## Short task
Only the lines from the start of the data through the line with "-0.31, -0.56, -0.80, -1.0, -1.5, -2.8, -6.0]" belong in the copy. Restate them word for word, minus the pictures.

## Supplied information
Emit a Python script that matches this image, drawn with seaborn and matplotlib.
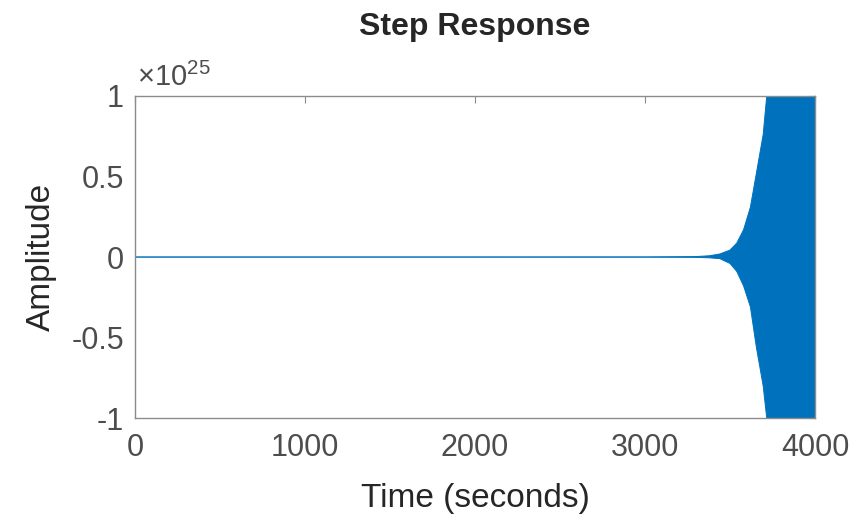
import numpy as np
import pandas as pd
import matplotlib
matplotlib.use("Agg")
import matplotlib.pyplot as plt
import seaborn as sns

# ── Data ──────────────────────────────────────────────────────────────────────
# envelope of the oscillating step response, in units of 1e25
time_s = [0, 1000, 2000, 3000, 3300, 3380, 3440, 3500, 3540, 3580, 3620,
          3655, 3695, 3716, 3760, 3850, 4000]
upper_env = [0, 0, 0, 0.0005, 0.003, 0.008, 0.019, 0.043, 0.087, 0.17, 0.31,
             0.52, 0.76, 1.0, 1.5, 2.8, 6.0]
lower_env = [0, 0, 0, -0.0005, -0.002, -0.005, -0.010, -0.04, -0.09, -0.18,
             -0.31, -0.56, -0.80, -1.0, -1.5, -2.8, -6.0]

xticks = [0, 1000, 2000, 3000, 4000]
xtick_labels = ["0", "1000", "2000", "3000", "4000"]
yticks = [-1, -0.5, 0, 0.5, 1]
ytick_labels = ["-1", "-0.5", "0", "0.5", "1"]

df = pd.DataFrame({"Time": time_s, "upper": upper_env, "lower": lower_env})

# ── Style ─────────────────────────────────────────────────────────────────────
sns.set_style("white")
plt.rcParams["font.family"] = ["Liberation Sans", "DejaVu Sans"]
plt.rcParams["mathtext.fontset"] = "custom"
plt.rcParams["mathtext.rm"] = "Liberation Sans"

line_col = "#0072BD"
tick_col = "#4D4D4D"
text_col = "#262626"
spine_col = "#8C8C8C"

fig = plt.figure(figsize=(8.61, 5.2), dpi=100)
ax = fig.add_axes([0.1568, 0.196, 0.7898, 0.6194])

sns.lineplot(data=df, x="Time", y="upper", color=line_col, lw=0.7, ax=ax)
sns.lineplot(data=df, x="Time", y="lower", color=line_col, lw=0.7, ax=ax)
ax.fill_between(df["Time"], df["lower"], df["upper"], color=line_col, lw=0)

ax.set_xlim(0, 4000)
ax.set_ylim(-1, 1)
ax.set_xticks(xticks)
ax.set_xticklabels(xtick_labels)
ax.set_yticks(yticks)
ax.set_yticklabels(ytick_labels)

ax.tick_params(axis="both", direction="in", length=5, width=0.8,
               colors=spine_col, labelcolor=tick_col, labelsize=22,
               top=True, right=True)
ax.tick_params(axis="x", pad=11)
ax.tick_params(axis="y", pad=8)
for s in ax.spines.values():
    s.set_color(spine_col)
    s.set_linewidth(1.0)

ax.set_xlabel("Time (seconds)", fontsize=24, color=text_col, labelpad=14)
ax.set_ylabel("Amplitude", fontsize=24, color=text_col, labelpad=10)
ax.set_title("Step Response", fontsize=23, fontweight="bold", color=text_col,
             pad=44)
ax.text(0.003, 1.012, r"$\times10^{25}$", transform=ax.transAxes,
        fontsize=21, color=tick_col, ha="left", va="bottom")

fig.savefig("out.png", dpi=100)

## Solution for this exercise
Emit a Python script that matches this image, drawn with seaborn and matplotlib.
import numpy as np
import pandas as pd
import matplotlib
matplotlib.use("Agg")
import matplotlib.pyplot as plt
import seaborn as sns

# ── Data ──────────────────────────────────────────────────────────────────────
# envelope of the oscillating step response, in units of 1e25
time_s = [0, 1000, 2000, 3000, 3300, 3380, 3440, 3500, 3540, 3580, 3620,
          3655, 3695, 3716, 3760, 3850, 4000]
upper_env = [0, 0, 0, 0.0005, 0.003, 0.008, 0.019, 0.043, 0.087, 0.17, 0.31,
             0.52, 0.76, 1.0, 1.5, 2.8, 6.0]
lower_env = [0, 0, 0, -0.0005, -0.002, -0.005, -0.010, -0.04, -0.09, -0.18,
             -0.31, -0.56, -0.80, -1.0, -1.5, -2.8, -6.0]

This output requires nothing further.